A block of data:

▼

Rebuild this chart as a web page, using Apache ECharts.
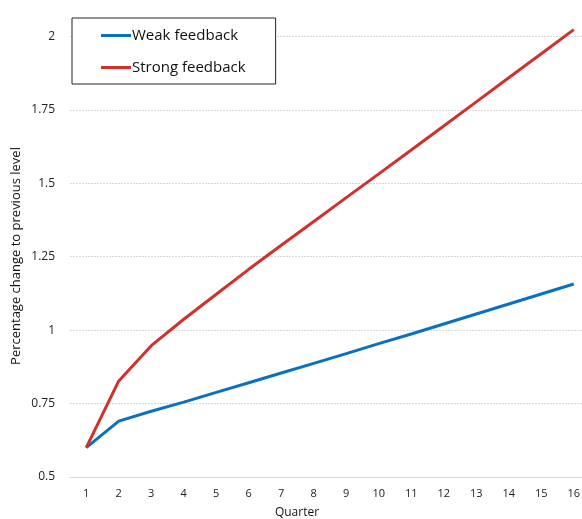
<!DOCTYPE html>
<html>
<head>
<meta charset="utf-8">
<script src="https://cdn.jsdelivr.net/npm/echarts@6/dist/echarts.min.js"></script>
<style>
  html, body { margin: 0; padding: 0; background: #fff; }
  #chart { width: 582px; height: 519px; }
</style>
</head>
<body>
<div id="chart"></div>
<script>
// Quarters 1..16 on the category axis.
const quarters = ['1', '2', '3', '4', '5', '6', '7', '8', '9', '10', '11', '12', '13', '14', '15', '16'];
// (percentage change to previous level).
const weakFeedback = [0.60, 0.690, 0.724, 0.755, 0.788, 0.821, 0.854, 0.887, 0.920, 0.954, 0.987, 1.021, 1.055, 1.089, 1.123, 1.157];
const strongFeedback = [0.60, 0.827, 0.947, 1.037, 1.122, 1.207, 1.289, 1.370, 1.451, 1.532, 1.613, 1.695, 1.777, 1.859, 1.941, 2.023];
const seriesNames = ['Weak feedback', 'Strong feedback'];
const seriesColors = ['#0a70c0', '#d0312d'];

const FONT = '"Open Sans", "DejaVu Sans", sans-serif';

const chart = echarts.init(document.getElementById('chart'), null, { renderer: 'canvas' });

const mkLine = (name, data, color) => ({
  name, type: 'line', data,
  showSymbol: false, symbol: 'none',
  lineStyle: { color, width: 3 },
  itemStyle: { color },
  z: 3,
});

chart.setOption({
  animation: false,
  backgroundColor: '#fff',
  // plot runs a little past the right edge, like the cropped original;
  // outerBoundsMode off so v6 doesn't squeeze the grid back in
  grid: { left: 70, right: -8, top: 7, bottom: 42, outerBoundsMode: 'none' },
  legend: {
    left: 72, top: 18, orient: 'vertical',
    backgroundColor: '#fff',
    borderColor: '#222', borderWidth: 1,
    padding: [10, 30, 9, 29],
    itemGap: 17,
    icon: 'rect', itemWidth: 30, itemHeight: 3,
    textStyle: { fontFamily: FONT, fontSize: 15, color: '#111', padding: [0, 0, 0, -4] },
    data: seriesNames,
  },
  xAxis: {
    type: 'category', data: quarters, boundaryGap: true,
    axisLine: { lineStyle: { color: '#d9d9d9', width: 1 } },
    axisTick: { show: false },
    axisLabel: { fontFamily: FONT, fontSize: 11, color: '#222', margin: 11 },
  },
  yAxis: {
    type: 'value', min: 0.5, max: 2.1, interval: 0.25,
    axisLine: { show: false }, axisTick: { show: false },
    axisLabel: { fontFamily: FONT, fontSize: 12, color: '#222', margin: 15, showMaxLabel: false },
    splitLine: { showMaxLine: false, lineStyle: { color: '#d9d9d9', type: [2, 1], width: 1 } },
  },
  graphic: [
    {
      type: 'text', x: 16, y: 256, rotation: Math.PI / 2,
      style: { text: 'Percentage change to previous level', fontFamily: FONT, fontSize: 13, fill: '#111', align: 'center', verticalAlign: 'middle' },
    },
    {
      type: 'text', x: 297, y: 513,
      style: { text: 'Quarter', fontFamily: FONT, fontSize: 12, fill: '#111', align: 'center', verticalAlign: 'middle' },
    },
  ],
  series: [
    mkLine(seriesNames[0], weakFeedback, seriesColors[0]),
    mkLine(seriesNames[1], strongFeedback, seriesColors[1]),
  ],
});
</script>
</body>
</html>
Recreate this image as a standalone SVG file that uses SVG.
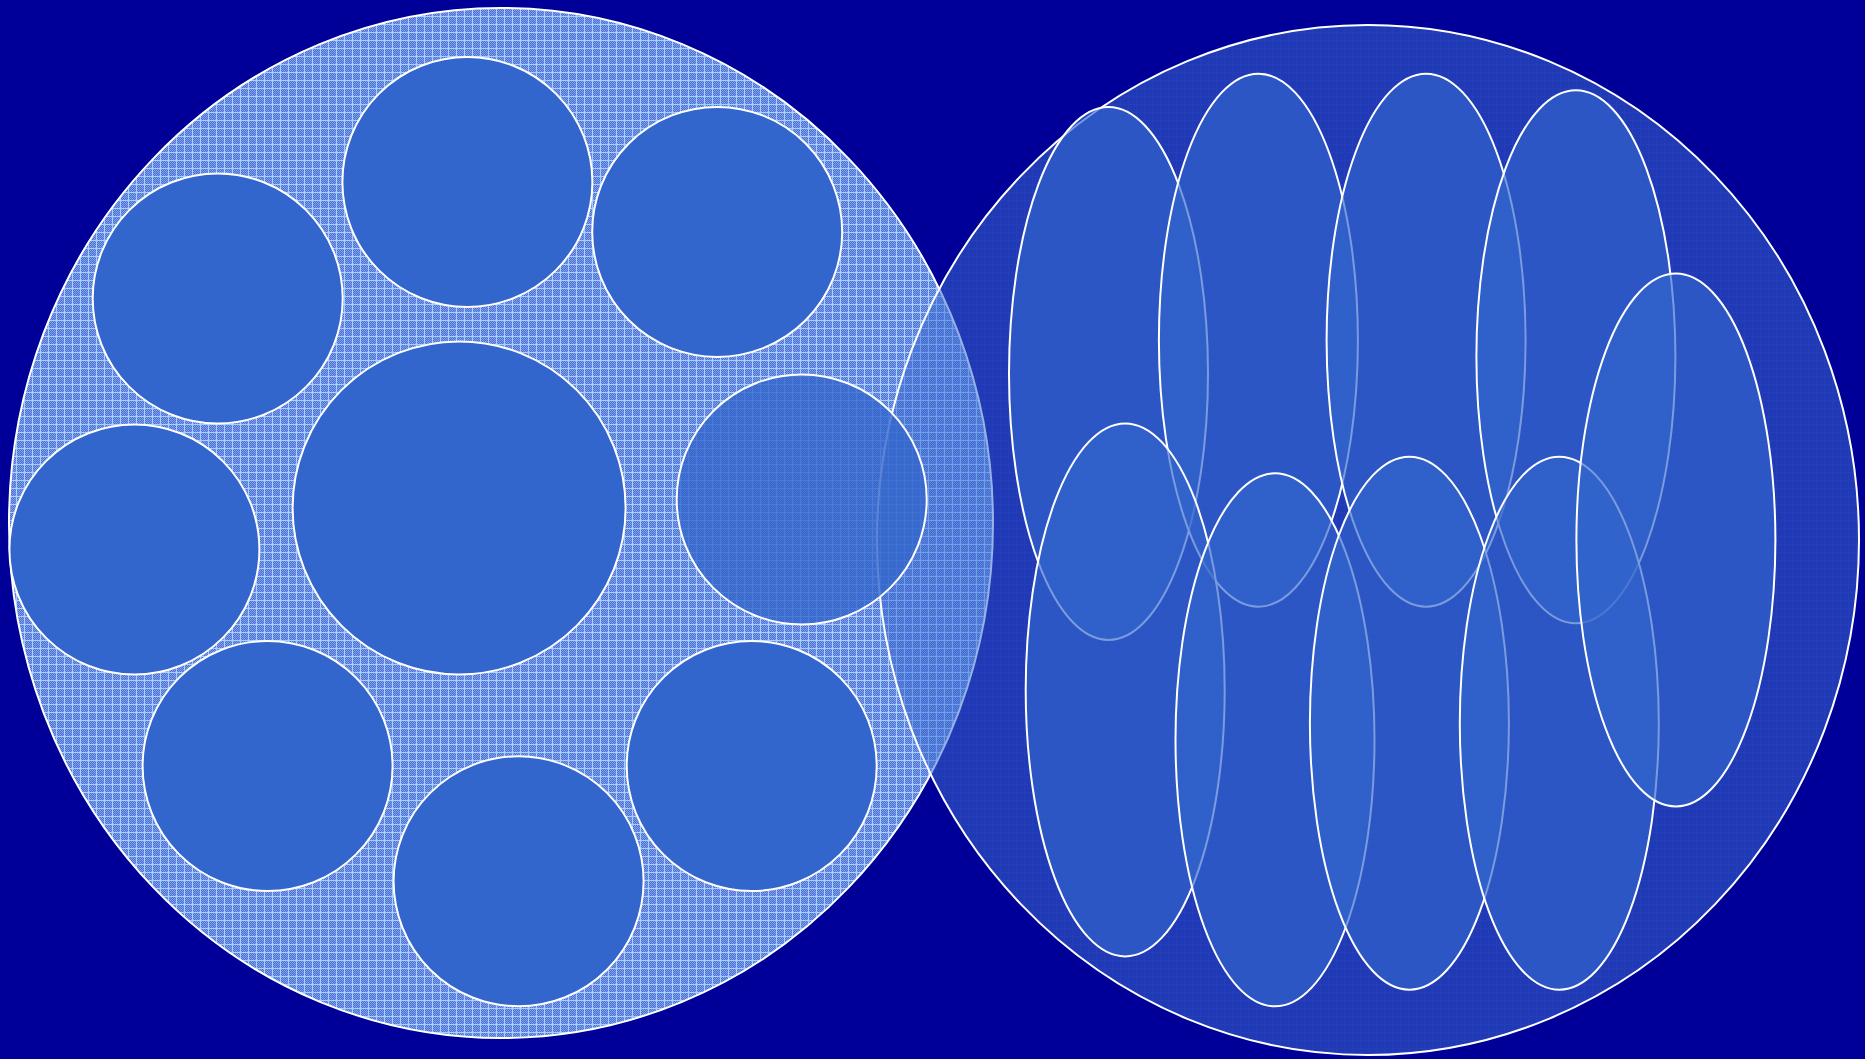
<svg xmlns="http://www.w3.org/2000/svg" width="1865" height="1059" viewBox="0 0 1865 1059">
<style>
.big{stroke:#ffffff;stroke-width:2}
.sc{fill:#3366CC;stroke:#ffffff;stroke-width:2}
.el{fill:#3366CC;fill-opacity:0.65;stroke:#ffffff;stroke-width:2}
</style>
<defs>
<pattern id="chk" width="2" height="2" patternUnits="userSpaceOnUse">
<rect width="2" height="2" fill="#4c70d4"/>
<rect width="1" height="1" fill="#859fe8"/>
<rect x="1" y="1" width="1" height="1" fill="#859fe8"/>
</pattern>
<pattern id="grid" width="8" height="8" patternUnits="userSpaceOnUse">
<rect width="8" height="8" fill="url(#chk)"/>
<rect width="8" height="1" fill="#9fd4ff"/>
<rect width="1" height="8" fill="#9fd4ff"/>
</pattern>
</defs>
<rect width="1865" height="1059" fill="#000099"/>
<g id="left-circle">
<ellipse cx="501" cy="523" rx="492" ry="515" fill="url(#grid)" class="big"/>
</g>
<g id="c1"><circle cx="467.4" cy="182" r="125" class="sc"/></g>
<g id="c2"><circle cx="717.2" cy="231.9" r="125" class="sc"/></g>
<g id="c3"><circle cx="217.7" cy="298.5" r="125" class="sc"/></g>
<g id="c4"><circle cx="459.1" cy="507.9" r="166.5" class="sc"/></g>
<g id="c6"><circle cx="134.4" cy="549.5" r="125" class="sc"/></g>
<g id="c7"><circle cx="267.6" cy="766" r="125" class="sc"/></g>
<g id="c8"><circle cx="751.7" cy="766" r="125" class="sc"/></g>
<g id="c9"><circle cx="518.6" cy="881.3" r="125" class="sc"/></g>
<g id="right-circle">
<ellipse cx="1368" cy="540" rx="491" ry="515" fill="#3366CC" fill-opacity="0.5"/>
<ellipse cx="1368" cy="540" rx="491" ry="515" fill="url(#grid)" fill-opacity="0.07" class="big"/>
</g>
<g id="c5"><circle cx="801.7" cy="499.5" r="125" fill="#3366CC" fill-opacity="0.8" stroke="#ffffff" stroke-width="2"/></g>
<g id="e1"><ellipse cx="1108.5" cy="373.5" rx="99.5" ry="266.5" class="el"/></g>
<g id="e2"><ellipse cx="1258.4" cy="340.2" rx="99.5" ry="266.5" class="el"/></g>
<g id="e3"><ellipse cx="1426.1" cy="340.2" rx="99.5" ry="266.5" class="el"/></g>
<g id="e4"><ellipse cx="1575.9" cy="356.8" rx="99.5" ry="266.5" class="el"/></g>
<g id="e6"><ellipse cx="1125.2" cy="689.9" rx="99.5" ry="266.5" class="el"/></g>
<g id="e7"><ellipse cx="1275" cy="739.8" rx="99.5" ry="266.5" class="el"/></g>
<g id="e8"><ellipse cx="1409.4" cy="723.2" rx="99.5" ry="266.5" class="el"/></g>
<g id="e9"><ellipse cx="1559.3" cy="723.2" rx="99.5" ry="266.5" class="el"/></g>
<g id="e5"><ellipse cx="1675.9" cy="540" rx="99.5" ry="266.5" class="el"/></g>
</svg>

▲

● WHAT IS REQUIRED
Copy each line of the listing in which the word "this" can be found.

● FINISHED ANSWER
Rebuild this chart as a web page, using Apache ECharts.
Recreate this image as a standalone SVG file that uses SVG.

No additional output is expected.